{ by david linsin }

November 27, 2007

Profiling Follow up

InfoQ published a nice article about performance testing a couple of days ago. They argue it should be addressed the same way components are tested these days: in a continuous and automated unit test.
With continuous performance testing we need to focus on more granular aspects of our systems, components and frameworks. Just as is the case with unit testing, we can only expect to find certain classes of problems when we test these artifacts in isolation. A case in point is the contention between components of misuse of frameworks resulting in response times higher than expected; these are things that will only come out in a full integration test. However understanding how much CPU, memory, disk and network I/O we need, can help us predict and take preventive action (rather than apply a premature optimization).
I'm not too sure what to think of this.

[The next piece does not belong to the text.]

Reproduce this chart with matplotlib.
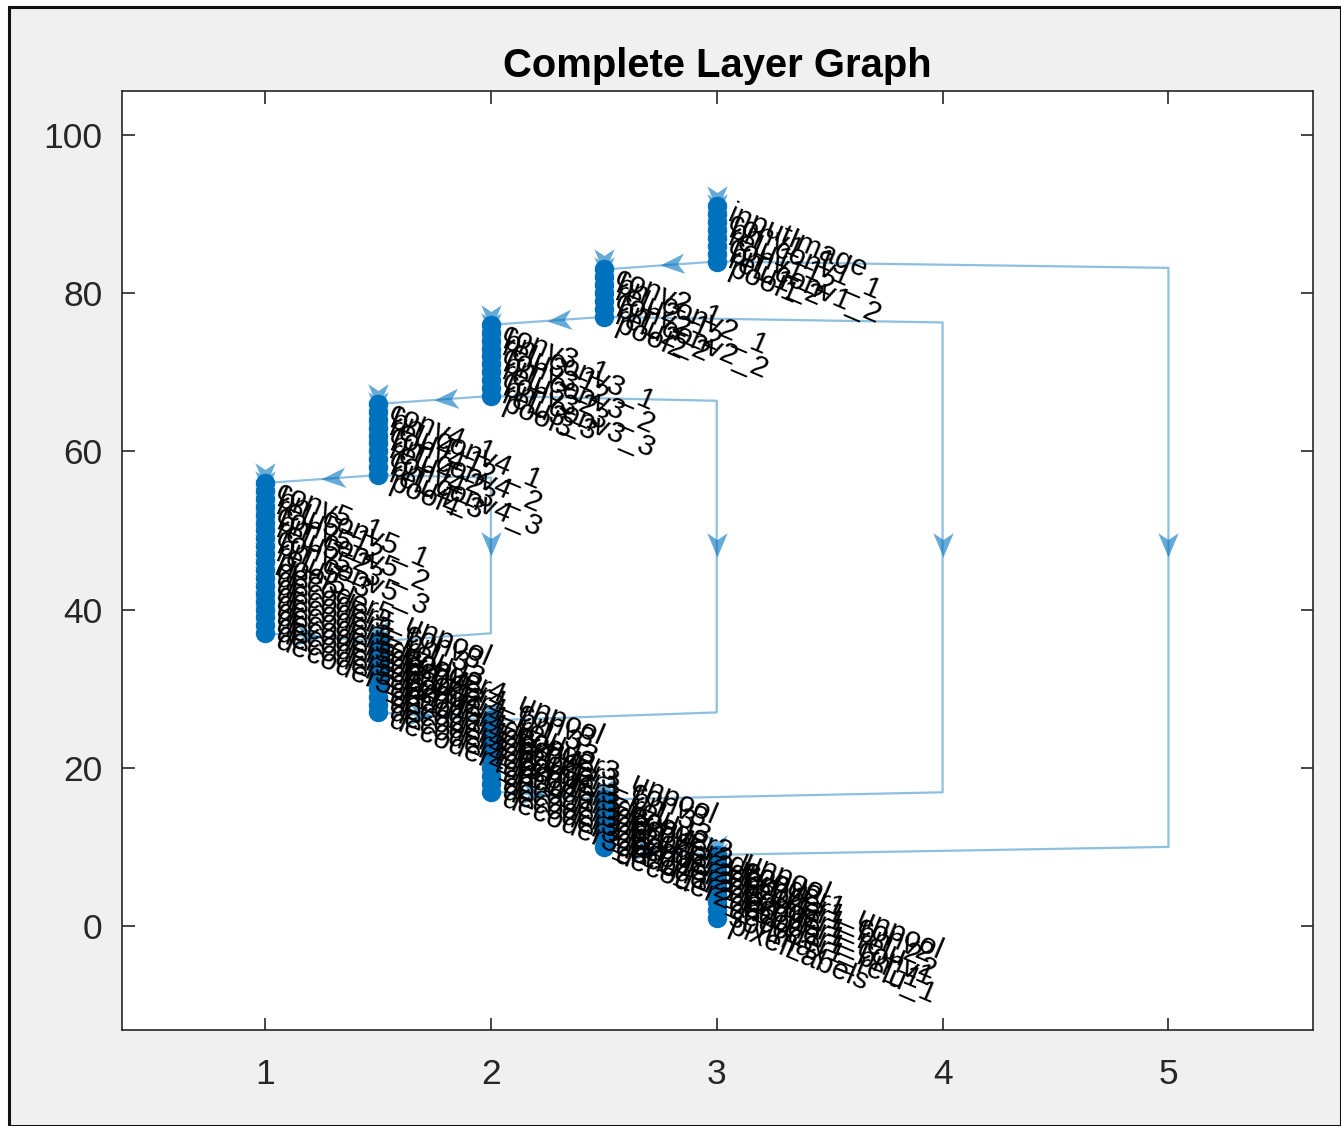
import numpy as np
import matplotlib.pyplot as plt
from matplotlib.markers import MarkerStyle
from matplotlib.path import Path
from matplotlib.transforms import Affine2D
from matplotlib.patches import Rectangle

plt.rcParams['font.family'] = ['Liberation Sans', 'DejaVu Sans']

# layer names in graph order (SegNet, VGG16 encoder)
layers = [
    'inputImage',
    'conv1_1', 'bn_conv1_1', 'relu1_1', 'conv1_2', 'bn_conv1_2', 'relu1_2', 'pool1',
    'conv2_1', 'bn_conv2_1', 'relu2_1', 'conv2_2', 'bn_conv2_2', 'relu2_2', 'pool2',
    'conv3_1', 'bn_conv3_1', 'relu3_1', 'conv3_2', 'bn_conv3_2', 'relu3_2',
    'conv3_3', 'bn_conv3_3', 'relu3_3', 'pool3',
    'conv4_1', 'bn_conv4_1', 'relu4_1', 'conv4_2', 'bn_conv4_2', 'relu4_2',
    'conv4_3', 'bn_conv4_3', 'relu4_3', 'pool4',
    'conv5_1', 'bn_conv5_1', 'relu5_1', 'conv5_2', 'bn_conv5_2', 'relu5_2',
    'conv5_3', 'bn_conv5_3', 'relu5_3', 'pool5',
    'decoder5_unpool', 'decoder5_conv3', 'decoder5_bn_3', 'decoder5_relu_3',
    'decoder5_conv2', 'decoder5_bn_2', 'decoder5_relu_2',
    'decoder5_conv1', 'decoder5_bn_1', 'decoder5_relu_1',
    'decoder4_unpool', 'decoder4_conv3', 'decoder4_bn_3', 'decoder4_relu_3',
    'decoder4_conv2', 'decoder4_bn_2', 'decoder4_relu_2',
    'decoder4_conv1', 'decoder4_bn_1', 'decoder4_relu_1',
    'decoder3_unpool', 'decoder3_conv3', 'decoder3_bn_3', 'decoder3_relu_3',
    'decoder3_conv2', 'decoder3_bn_2', 'decoder3_relu_2',
    'decoder3_conv1', 'decoder3_bn_1', 'decoder3_relu_1',
    'decoder2_unpool', 'decoder2_conv2', 'decoder2_bn_2', 'decoder2_relu_2',
    'decoder2_conv1', 'decoder2_bn_1', 'decoder2_relu_1',
    'decoder1_unpool', 'decoder1_conv2', 'decoder1_bn_2', 'decoder1_relu_2',
    'decoder1_conv1', 'decoder1_bn_1', 'decoder1_relu_1',
    'softmax', 'pixelLabels',
]

# column (x) of each block of layers, and block sizes
block_x = [3, 2.5, 2, 1.5, 1, 1.5, 2, 2.5, 3]
block_n = [8, 7, 10, 10, 20, 10, 10, 7, 9]

# skip connections: pool -> unpool, routed through a side column
skips = [
    ('pool1', 'decoder1_unpool', 5, 83.2, 10.0),
    ('pool2', 'decoder2_unpool', 4, 76.3, 16.9),
    ('pool3', 'decoder3_unpool', 3, 66.4, 27.0),
    ('pool4', 'decoder4_unpool', 2, 56.7, 37.0),
]

xs = np.repeat(block_x, block_n).astype(float)
ys = np.arange(len(layers), 0, -1).astype(float)
idx = {n: i for i, n in enumerate(layers)}

edge_c = '#0072BD'
fig = plt.figure(figsize=(13.41, 11.26), dpi=100)
fig.patch.set_facecolor('white')
fig.add_artist(Rectangle((9 / 1341, 0), 1 - 9 / 1341, 1 - 7 / 1126,
                         transform=fig.transFigure, facecolor='#f0f0f0',
                         edgecolor='#111111', linewidth=2.2, zorder=-10))
ax = fig.add_axes([122 / 1341, 1 - 1030 / 1126, (1313 - 122) / 1341, (1030 - 91) / 1126])
ax.set_xlim(0.367, 5.64)
ax.set_ylim(-13.15, 105.56)

# edge paths
paths = []
for i in range(len(layers) - 1):
    paths.append([(xs[i], ys[i]), (xs[i + 1], ys[i + 1])])
for a, b, cx, ytop, ybot in skips:
    ia, ib = idx[a], idx[b]
    paths.append([(xs[ia], ys[ia]), (cx, ytop), (cx, ybot), (xs[ib], ys[ib])])

chev = Path([(0, 0), (-1, 0.42), (-0.72, 0), (-1, -0.42), (0, 0)],
            [Path.MOVETO, Path.LINETO, Path.LINETO, Path.LINETO, Path.CLOSEPOLY])

fig.canvas.draw()
tr = ax.transData
for p in paths:
    p = np.array(p)
    ax.plot(p[:, 0], p[:, 1], color=edge_c, alpha=0.45, lw=1.6, zorder=1)
    d = tr.transform(p)
    seg = np.hypot(*np.diff(d, axis=0).T)
    half = seg.sum() / 2
    cum = np.concatenate([[0], np.cumsum(seg)])
    k = np.searchsorted(cum, half) - 1
    k = max(0, min(k, len(seg) - 1))
    t = (half - cum[k]) / seg[k]
    mid = d[k] + t * (d[k + 1] - d[k])
    ang = np.degrees(np.arctan2(*(d[k + 1] - d[k])[::-1]))
    mx, my = tr.inverted().transform(mid)
    m = MarkerStyle(chev, transform=Affine2D().rotate_deg(ang))
    ax.plot([mx], [my], marker=m, markersize=35, color=edge_c, alpha=0.6,
            markeredgewidth=0, linestyle='none', zorder=1)

ax.plot(xs, ys, 'o', color='#0072BD', markersize=14, markeredgewidth=0,
        linestyle='none', zorder=3)

for x, y, name in zip(xs, ys, layers):
    ax.annotate(name, (x, y), xytext=(9, -5), textcoords='offset points',
                rotation=-23, rotation_mode='anchor', ha='left', va='center',
                fontsize=21.5, color='black', zorder=4)

ax.set_xticks([1, 2, 3, 4, 5])
ax.set_yticks([0, 20, 40, 60, 80, 100])
ax.tick_params(direction='in', length=9, width=1.2, top=True, right=True,
               labelsize=25.5, colors='#262626', pad=14)
ax.tick_params(axis='x', pad=20)
for s in ax.spines.values():
    s.set_color('#262626')
    s.set_linewidth(1.2)
ax.set_title('Complete Layer Graph', fontsize=28.8, fontweight='bold', pad=10)

fig.savefig('out.png', dpi=100, facecolor=fig.get_facecolor())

On the one hand it makes perfect sense to test performance with a unit test, in isolation, since it'll be easier to identify potential bottlenecks. On the other hand I tend to think that an integration test makes more sense. You only know your overall response time, if you test your components together - and that's what the user will get.

My strategy: don't go overboard. I wouldn't write too fine grained tests from the beginning. If your integration test highlights performance problems, you can still take apart your components and write test for units.

The article makes the same statement I did in my blog post about profiling last week: people tend to put off performance to the end, thinking of it as non functional requirement and therefore mostly address it when it's too late.